Francamente inspirado na Califórnia da Canção Nativa de Uruguaiana, o ciclo dos festivais de música nativista já ultrapassa 40 anos de história. Desde aquele alvorecer tímido em 1971, em que tudo se configurava como veredas de descobrimento, picadas a serem abertas, páginas brancas à espera de tinta musical e poética, muita água rolou: mansa, feroz e continuamente.
Os primeiros anos, do ponto de vista estético, foram absolutamente marcantes. E revelaram nomes e canções que hoje estão definitivamente marcadas no pulso da cultura popular. Provavelmente, os pioneiros sequer suspeitavam que aquelas noites primeiras no palco do cine Pampa haveriam de atravessar o tempo e, num circuito itinerante crescente, conquistar algumas das mais importantes cidades do Estado e algumas da região sul do Brasil.
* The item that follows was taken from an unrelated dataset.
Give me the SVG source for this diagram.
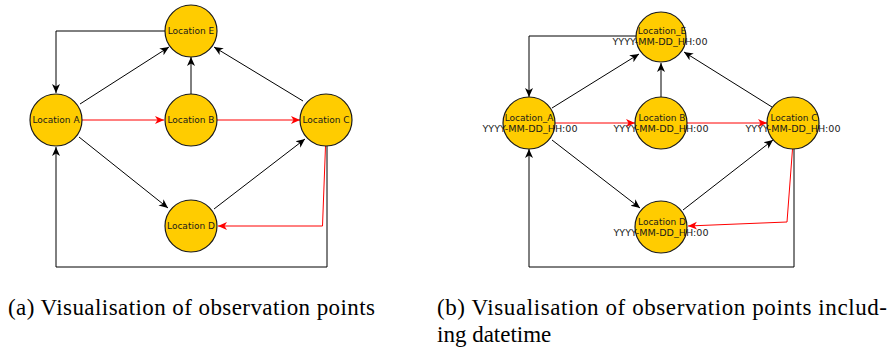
<svg xmlns="http://www.w3.org/2000/svg" width="891" height="349" viewBox="0 0 891 349">
  <style>
    .node circle { fill: #FFCC00; stroke: #1a1a1a; stroke-width: 1.2; }
    .lbl { font-family: "DejaVu Sans", sans-serif; font-size: 9px; fill: #1a1a1a; text-anchor: middle; }
    .dt { font-family: "DejaVu Sans", sans-serif; font-size: 9.2px; fill: #1a1a1a; text-anchor: middle; }
    .edge { fill: none; stroke: #000; stroke-width: 1; }
    .edge.red { stroke: #ff0000; }
    .cap { font-family: "Liberation Serif", "Times New Roman", serif; font-size: 23px; fill: #000; }
  </style>
  <defs>
    <marker id="arrBlack" markerUnits="userSpaceOnUse" markerWidth="10" markerHeight="10" viewBox="0 0 10 10" refX="9" refY="5" orient="auto">
      <path d="M0,1 L9,5 L0,9 L2.5,5 Z" fill="#000"/>
    </marker>
    <marker id="arrRed" markerUnits="userSpaceOnUse" markerWidth="10" markerHeight="10" viewBox="0 0 10 10" refX="9" refY="5" orient="auto">
      <path d="M0,1 L9,5 L0,9 L2.5,5 Z" fill="#ff0000"/>
    </marker>
  </defs>

  <!-- Panel (a): connectors -->
  <g id="connectors-a">
    <polyline class="edge" points="165,31 56,31 56,93" marker-end="url(#arrBlack)"/>
    <line class="edge" x1="80" y1="104" x2="169" y2="47" marker-end="url(#arrBlack)"/>
    <line class="edge" x1="191" y1="94" x2="191" y2="57" marker-end="url(#arrBlack)"/>
    <line class="edge" x1="303" y1="101" x2="214" y2="47" marker-end="url(#arrBlack)"/>
    <line class="edge" x1="79" y1="137" x2="168" y2="208" marker-end="url(#arrBlack)"/>
    <line class="edge" x1="214" y1="209" x2="305" y2="139" marker-end="url(#arrBlack)"/>
    <polyline class="edge" points="327,146 327,267 56,267 56,147" marker-end="url(#arrBlack)"/>
    <line class="edge red" x1="82" y1="120" x2="164" y2="120" marker-end="url(#arrRed)"/>
    <line class="edge red" x1="217" y1="120" x2="300" y2="120" marker-end="url(#arrRed)"/>
    <polyline class="edge red" points="325.5,146 322.5,226 218,226" marker-end="url(#arrRed)"/>
  </g>

  <!-- Panel (a): nodes -->
  <g id="a-location-e" class="node">
    <circle cx="191" cy="31" r="26"/>
    <text class="lbl" x="191" y="34">Location E</text>
  </g>
  <g id="a-location-a" class="node">
    <circle cx="56" cy="120" r="26"/>
    <text class="lbl" x="56" y="123">Location A</text>
  </g>
  <g id="a-location-b" class="node">
    <circle cx="191" cy="120" r="26"/>
    <text class="lbl" x="191" y="123">Location B</text>
  </g>
  <g id="a-location-c" class="node">
    <circle cx="326" cy="120" r="26"/>
    <text class="lbl" x="326" y="123">Location C</text>
  </g>
  <g id="a-location-d" class="node">
    <circle cx="191" cy="226" r="26"/>
    <text class="lbl" x="191" y="229">Location D</text>
  </g>

  <!-- Panel (b): connectors -->
  <g id="connectors-b">
    <polyline class="edge" points="637,36 529,36 529,97" marker-end="url(#arrBlack)"/>
    <line class="edge" x1="552" y1="108" x2="639" y2="54" marker-end="url(#arrBlack)"/>
    <line class="edge" x1="661" y1="98" x2="661" y2="63" marker-end="url(#arrBlack)"/>
    <line class="edge" x1="772" y1="107" x2="684" y2="52" marker-end="url(#arrBlack)"/>
    <line class="edge" x1="552" y1="140" x2="640" y2="208" marker-end="url(#arrBlack)"/>
    <line class="edge" x1="683" y1="210" x2="773" y2="140" marker-end="url(#arrBlack)"/>
    <polyline class="edge" points="794,149 794,267 529,267 529,149" marker-end="url(#arrBlack)"/>
    <line class="edge red" x1="555" y1="123" x2="635" y2="123" marker-end="url(#arrRed)"/>
    <line class="edge red" x1="687" y1="123" x2="767" y2="123" marker-end="url(#arrRed)"/>
    <polyline class="edge red" points="792.5,149 787,222 688,226" marker-end="url(#arrRed)"/>
  </g>

  <!-- Panel (b): nodes with datetime -->
  <g id="b-location-e" class="node">
    <circle cx="661" cy="37" r="25"/>
    <text class="lbl" x="662" y="34">Location_E</text>
    <text class="dt" x="660" y="45" textLength="95" lengthAdjust="spacingAndGlyphs">YYYY-MM-DD_HH:00</text>
  </g>
  <g id="b-location-a" class="node">
    <circle cx="529" cy="123" r="26"/>
    <text class="lbl" x="529" y="121">Location_A</text>
    <text class="dt" x="530" y="132" textLength="95" lengthAdjust="spacingAndGlyphs">YYYY-MM-DD_HH:00</text>
  </g>
  <g id="b-location-b" class="node">
    <circle cx="661" cy="123" r="26"/>
    <text class="lbl" x="662" y="121">Location B</text>
    <text class="dt" x="661" y="132" textLength="95" lengthAdjust="spacingAndGlyphs">YYYY-MM-DD_HH:00</text>
  </g>
  <g id="b-location-c" class="node">
    <circle cx="793" cy="123" r="26"/>
    <text class="lbl" x="794" y="121">Location C</text>
    <text class="dt" x="793" y="132" textLength="95" lengthAdjust="spacingAndGlyphs">YYYY-MM-DD_HH:00</text>
  </g>
  <g id="b-location-d" class="node">
    <circle cx="661" cy="227" r="26"/>
    <text class="lbl" x="662" y="225">Location D</text>
    <text class="dt" x="661" y="236" textLength="95" lengthAdjust="spacingAndGlyphs">YYYY-MM-DD_HH:00</text>
  </g>

  <!-- Captions -->
  <text class="cap" x="8" y="315" textLength="367" lengthAdjust="spacing">(a) Visualisation of observation points</text>
  <text class="cap" x="437" y="315" textLength="450" lengthAdjust="spacing">(b) Visualisation of observation points includ-</text>
  <text class="cap" x="437" y="342">ing datetime</text>
</svg>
A segunda década marca essa expansão territorial e a consolidação do modelo proposto pela Califórnia. E o nativismo transforma-se num fenômeno popular, lotando ginásios, teatros e bares; fazendo surgir intérpretes e músicos admirados e aplaudidos. A capital reconhece e acolhe a nova onda (tradição?): o chimarrão, a bombacha e as canções invadem as ruas e as praças. Entre o final dos anos 1980 e meados dos 90, acirram-se dicotomias entre inovações e conservadorismos e o ciclo atinge seu auge. Na segunda metade da década de 1990, já com um mercado profissional em franca consolidação, o ciclo dos festivais começa a sinalizar fadiga e sua curva ascensional inverte o sentido. Hoje, quando rompemos os 10 primeiros anos dos 2000, os festivais continuam, mas já não repercutem com o mesmo vigor.
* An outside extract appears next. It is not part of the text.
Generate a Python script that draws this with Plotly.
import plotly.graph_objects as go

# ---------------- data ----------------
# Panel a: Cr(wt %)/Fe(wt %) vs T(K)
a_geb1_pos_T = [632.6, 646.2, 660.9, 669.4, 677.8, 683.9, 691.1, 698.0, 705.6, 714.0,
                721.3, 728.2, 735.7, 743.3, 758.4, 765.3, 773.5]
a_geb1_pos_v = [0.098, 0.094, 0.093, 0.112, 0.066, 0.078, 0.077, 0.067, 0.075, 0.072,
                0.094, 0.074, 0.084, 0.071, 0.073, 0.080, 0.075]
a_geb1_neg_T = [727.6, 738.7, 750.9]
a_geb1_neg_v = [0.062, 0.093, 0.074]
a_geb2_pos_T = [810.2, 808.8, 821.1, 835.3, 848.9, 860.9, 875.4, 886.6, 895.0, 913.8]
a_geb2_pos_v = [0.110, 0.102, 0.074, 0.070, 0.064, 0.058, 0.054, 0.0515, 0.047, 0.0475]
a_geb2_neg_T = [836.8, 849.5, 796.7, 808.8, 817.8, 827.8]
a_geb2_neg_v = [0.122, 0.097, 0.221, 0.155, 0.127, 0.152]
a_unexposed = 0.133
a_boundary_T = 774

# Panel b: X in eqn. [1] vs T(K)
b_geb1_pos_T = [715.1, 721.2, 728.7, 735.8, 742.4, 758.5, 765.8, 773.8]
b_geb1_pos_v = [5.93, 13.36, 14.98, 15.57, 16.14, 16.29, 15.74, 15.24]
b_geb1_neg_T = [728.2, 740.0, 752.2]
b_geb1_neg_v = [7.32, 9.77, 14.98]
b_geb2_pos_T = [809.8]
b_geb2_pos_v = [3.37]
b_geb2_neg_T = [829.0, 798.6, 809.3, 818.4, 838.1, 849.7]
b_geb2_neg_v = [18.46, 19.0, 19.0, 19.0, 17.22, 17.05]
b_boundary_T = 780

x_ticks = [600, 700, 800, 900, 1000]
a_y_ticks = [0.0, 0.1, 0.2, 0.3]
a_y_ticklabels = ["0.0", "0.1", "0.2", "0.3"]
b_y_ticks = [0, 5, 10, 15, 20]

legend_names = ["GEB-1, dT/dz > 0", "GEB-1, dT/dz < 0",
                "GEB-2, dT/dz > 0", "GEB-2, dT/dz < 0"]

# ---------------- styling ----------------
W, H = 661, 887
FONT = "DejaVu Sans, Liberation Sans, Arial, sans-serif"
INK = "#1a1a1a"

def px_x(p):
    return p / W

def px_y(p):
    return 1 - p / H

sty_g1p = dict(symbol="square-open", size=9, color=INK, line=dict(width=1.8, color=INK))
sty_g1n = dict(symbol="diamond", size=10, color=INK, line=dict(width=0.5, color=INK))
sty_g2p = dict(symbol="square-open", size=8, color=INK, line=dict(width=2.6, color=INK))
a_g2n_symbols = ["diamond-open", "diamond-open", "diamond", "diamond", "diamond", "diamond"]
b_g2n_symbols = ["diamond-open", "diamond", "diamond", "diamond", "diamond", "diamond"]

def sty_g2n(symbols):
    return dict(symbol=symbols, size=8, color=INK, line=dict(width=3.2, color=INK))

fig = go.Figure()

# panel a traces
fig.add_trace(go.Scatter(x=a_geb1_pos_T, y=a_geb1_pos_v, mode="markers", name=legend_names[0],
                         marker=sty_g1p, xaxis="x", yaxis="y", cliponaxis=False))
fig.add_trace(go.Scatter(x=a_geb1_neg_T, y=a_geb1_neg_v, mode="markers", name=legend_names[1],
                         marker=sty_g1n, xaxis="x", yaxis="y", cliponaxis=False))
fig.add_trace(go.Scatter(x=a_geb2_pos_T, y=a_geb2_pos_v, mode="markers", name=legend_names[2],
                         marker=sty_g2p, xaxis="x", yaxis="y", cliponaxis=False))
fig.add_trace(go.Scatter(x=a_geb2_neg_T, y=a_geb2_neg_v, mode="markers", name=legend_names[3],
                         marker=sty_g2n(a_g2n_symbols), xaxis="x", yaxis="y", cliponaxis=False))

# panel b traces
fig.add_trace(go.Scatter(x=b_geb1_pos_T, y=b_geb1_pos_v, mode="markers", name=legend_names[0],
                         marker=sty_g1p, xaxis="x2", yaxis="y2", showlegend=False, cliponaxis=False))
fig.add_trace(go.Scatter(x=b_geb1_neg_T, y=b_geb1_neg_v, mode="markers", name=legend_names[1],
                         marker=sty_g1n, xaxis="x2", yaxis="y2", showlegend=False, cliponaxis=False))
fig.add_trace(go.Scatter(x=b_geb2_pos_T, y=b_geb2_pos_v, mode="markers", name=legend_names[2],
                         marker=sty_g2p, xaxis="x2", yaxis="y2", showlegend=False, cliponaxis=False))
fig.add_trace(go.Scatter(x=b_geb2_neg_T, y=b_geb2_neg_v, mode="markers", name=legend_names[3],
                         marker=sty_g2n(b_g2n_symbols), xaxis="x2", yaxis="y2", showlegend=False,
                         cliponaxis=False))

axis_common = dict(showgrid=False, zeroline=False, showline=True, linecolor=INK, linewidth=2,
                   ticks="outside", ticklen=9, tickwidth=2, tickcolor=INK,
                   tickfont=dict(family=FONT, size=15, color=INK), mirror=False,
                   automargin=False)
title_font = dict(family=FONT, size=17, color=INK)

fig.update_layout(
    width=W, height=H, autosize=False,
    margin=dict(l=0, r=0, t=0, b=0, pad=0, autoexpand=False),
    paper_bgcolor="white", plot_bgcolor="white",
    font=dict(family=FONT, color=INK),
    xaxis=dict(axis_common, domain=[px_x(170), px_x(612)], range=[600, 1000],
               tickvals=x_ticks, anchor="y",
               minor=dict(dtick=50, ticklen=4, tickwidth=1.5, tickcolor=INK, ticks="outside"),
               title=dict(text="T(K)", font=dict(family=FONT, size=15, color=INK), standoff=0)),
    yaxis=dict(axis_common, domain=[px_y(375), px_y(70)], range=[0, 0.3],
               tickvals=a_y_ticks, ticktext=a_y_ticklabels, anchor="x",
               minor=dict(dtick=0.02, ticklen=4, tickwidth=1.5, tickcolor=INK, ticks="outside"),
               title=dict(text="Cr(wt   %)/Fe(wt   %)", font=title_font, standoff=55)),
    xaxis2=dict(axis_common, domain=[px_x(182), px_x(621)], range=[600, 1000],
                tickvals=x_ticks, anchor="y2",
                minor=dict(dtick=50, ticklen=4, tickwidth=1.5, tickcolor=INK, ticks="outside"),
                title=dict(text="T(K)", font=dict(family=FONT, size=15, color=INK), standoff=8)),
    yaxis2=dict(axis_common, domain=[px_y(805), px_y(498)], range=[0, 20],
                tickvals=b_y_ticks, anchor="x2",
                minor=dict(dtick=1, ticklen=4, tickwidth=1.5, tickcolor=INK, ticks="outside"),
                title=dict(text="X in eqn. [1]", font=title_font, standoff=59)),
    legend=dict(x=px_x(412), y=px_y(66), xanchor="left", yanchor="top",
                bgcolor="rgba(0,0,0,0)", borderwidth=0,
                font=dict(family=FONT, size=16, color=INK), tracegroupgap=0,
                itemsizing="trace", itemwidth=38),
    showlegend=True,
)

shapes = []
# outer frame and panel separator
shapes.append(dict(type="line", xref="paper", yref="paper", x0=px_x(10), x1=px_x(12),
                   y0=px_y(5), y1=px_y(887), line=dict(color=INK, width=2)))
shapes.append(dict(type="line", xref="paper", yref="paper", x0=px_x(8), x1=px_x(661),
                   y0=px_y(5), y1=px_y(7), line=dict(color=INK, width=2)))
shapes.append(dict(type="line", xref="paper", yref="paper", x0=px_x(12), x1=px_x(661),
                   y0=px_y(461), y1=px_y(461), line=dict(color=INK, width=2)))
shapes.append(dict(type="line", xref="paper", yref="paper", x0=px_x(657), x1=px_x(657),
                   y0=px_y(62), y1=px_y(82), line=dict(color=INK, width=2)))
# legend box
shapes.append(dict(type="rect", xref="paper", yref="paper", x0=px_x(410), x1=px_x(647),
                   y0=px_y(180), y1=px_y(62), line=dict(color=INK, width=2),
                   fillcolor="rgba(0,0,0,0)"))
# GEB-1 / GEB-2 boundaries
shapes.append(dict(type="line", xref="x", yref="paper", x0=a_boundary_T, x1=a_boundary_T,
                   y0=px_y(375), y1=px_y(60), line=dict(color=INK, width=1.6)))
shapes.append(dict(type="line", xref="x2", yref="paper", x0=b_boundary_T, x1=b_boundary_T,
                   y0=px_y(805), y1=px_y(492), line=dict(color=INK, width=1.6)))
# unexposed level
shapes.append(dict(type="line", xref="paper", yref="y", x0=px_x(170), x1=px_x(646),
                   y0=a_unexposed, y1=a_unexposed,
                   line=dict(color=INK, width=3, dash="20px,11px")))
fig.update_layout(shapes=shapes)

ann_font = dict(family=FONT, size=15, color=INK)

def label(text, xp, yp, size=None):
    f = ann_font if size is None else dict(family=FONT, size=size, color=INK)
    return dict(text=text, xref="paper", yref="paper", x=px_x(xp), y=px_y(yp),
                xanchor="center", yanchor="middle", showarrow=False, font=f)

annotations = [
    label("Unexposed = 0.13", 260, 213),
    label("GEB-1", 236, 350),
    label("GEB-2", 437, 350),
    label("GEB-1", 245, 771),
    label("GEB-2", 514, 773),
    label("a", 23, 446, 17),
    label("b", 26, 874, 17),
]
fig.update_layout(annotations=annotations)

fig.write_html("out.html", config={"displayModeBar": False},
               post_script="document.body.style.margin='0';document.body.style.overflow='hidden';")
Depois dessa rapidíssima linha cronológica, indagações: por que o movimento recrudesceu? Os festivais perderam a capacidade de envolvimento popular, restando circunscritos a ambientes paroquiais? Então, se esta análise trilha estrada coerente, qual foi o momento, o toque, o gesto que indicou o caminho que nos fez desembocar nesse cenário tão radicalmente díspar daquele eufórico momento? Arrisco: o fazer artístico ficou menos importante do que a bandeira empunhada; a maioria dos criadores importam-se menos com a criação do que com o abastecimento do mercado; a música regional sulina, que era uma busca, foi tornada artigo descartável... Na disputa de outrora entre inovadores e conservadores, independentemente de quem haja vencido, creio que perderam todos. E cristal quebrado não se remenda. Talvez seja necessário que lapidemos nova pedra.